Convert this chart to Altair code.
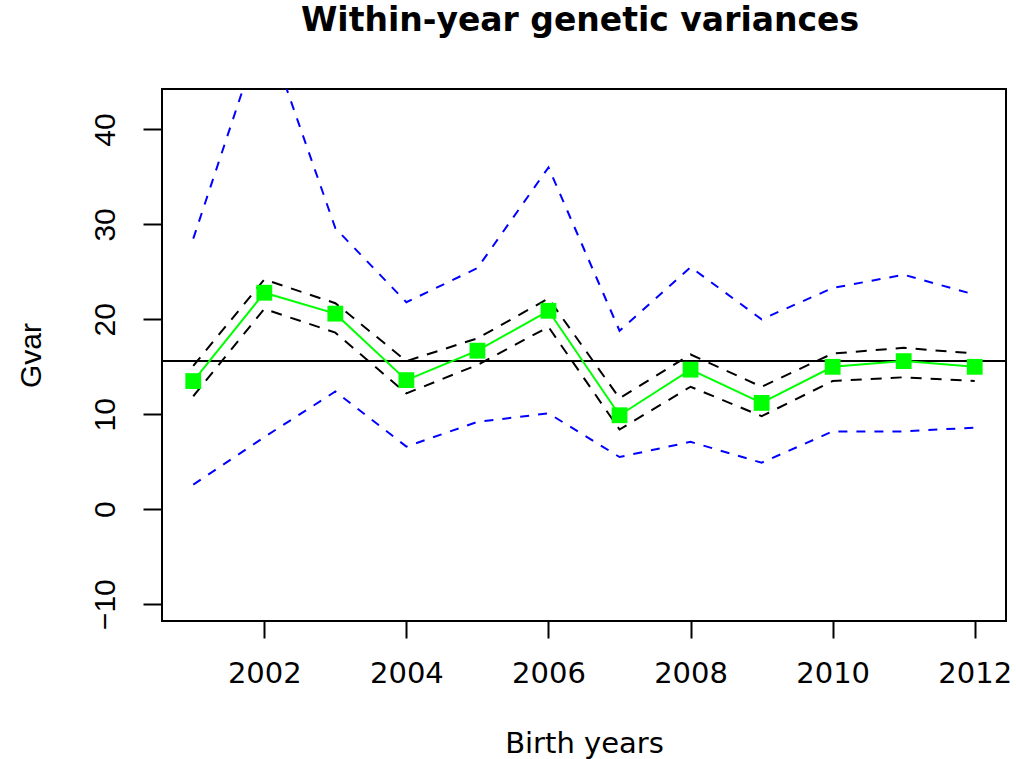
import altair as alt
import pandas as pd

# Birth years and the within-year genetic variance estimates
years = list(range(2001, 2013))
gvar = [13.5, 22.8, 20.6, 13.6, 16.7, 20.9, 9.9, 14.7, 11.2, 15.0, 15.6, 15.0]
# narrow interval (black dashed)
ci_lower = [11.9, 21.1, 18.6, 12.2, 15.2, 19.2, 8.4, 12.9, 9.8, 13.5, 13.9, 13.5]
ci_upper = [15.1, 24.2, 21.7, 15.6, 18.0, 22.2, 11.7, 16.3, 12.9, 16.4, 17.0, 16.4]
# wide interval (blue dashed)
pi_lower = [2.6, 7.6, 12.4, 6.6, 9.2, 10.1, 5.5, 7.1, 4.9, 8.2, 8.2, 8.6]
pi_upper = [28.5, 51.0, 29.6, 21.8, 25.4, 36.0, 18.8, 25.5, 20.0, 23.3, 24.7, 22.6]
# overall genetic variance (horizontal reference line)
overall = [15.6]

x_ticks = [2002, 2004, 2006, 2008, 2010, 2012]
y_ticks = [-10, 0, 10, 20, 30, 40]

df = pd.DataFrame({
    "year": years,
    "gvar": gvar,
    "ci_lower": ci_lower,
    "ci_upper": ci_upper,
    "pi_lower": pi_lower,
    "pi_upper": pi_upper,
})
ref = pd.DataFrame({"overall": overall})

W, H = 844, 532

x_axis = alt.Axis(
    values=x_ticks, format="d", grid=False, domain=False,
    tickSize=17, tickWidth=2, tickColor="black",
    labelFont="DejaVu Sans", labelFontSize=29, labelColor="black",
    labelBaseline="alphabetic", labelPadding=44,
    labelFlush=False, labelOverlap=False,
    title="Birth years", titleFont="DejaVu Sans", titleFontSize=29,
    titleFontWeight="normal", titleColor="black",
    titleX=W / 2, titleY=131, titleBaseline="alphabetic", titleAlign="center",
)
y_axis = alt.Axis(
    values=y_ticks, format="d", grid=False, domain=False,
    tickSize=19, tickWidth=2, tickColor="black",
    labelFont="Liberation Sans", labelFontSize=30, labelColor="black",
    labelAngle=270, labelAlign="center", labelBaseline="alphabetic",
    labelPadding=29, labelOverlap=False,
    title="Gvar", titleFont="Liberation Sans", titleFontSize=30,
    titleFontWeight="normal", titleColor="black",
    titleAngle=270, titleX=-122, titleY=H / 2,
    titleBaseline="alphabetic", titleAlign="center",
)

x_scale = alt.Scale(domain=[2000.56, 2012.44], nice=False, zero=False)
y_scale = alt.Scale(domain=[-11.77, 44.26], nice=False, zero=False)

base = alt.Chart(df)


def dashed(field, color, dash):
    return base.mark_line(
        color=color, strokeWidth=2, strokeDash=dash, clip=True
    ).encode(
        x=alt.X("year:Q", scale=x_scale, axis=x_axis),
        y=alt.Y(f"{field}:Q", scale=y_scale, axis=y_axis),
    )


pi_hi = dashed("pi_upper", "#0000FF", [9, 9])
pi_lo = dashed("pi_lower", "#0000FF", [9, 9])
ci_hi = dashed("ci_upper", "black", [11, 9])
ci_lo = dashed("ci_lower", "black", [11, 9])

hline = alt.Chart(ref).mark_rule(color="black", strokeWidth=2).encode(
    y=alt.Y("overall:Q", scale=y_scale, axis=y_axis)
)

green_line = base.mark_line(color="#00FF00", strokeWidth=2).encode(
    x=alt.X("year:Q", scale=x_scale, axis=x_axis),
    y=alt.Y("gvar:Q", scale=y_scale, axis=y_axis),
)
green_pts = base.mark_square(
    color="#00FF00", opacity=1, filled=True, size=250
).encode(
    x=alt.X("year:Q", scale=x_scale, axis=x_axis),
    y=alt.Y("gvar:Q", scale=y_scale, axis=y_axis),
)

chart = alt.layer(
    pi_hi, pi_lo, ci_hi, ci_lo, hline, green_line, green_pts
).properties(
    width=W,
    height=H,
    background="white",
    title=alt.TitleParams(
        "Within-year genetic variances",
        font="DejaVu Sans", fontSize=33, fontWeight="bold", color="black",
        anchor="middle", baseline="alphabetic", offset=25, dx=-4,
    ),
    autosize=alt.AutoSizeParams(type="none"),
    padding={"left": 162, "top": 89, "right": 10, "bottom": 138},
).configure_view(
    stroke="black", strokeWidth=2
)

chart.save("out.html", embed_options={"renderer": "svg", "actions": False})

_ _ _ _ _ _ _

§ **THE PROBLEM**: Quote, exactly and only, the lines from the first line of the data above through the line containing "y_ticks = [-10, 0, 10, 20, 30, 40]". The pictures do not belong in it.

§ **THE ANSWER**:
Convert this chart to Altair code.
import altair as alt
import pandas as pd

# Birth years and the within-year genetic variance estimates
years = list(range(2001, 2013))
gvar = [13.5, 22.8, 20.6, 13.6, 16.7, 20.9, 9.9, 14.7, 11.2, 15.0, 15.6, 15.0]
# narrow interval (black dashed)
ci_lower = [11.9, 21.1, 18.6, 12.2, 15.2, 19.2, 8.4, 12.9, 9.8, 13.5, 13.9, 13.5]
ci_upper = [15.1, 24.2, 21.7, 15.6, 18.0, 22.2, 11.7, 16.3, 12.9, 16.4, 17.0, 16.4]
# wide interval (blue dashed)
pi_lower = [2.6, 7.6, 12.4, 6.6, 9.2, 10.1, 5.5, 7.1, 4.9, 8.2, 8.2, 8.6]
pi_upper = [28.5, 51.0, 29.6, 21.8, 25.4, 36.0, 18.8, 25.5, 20.0, 23.3, 24.7, 22.6]
# overall genetic variance (horizontal reference line)
overall = [15.6]

x_ticks = [2002, 2004, 2006, 2008, 2010, 2012]
y_ticks = [-10, 0, 10, 20, 30, 40]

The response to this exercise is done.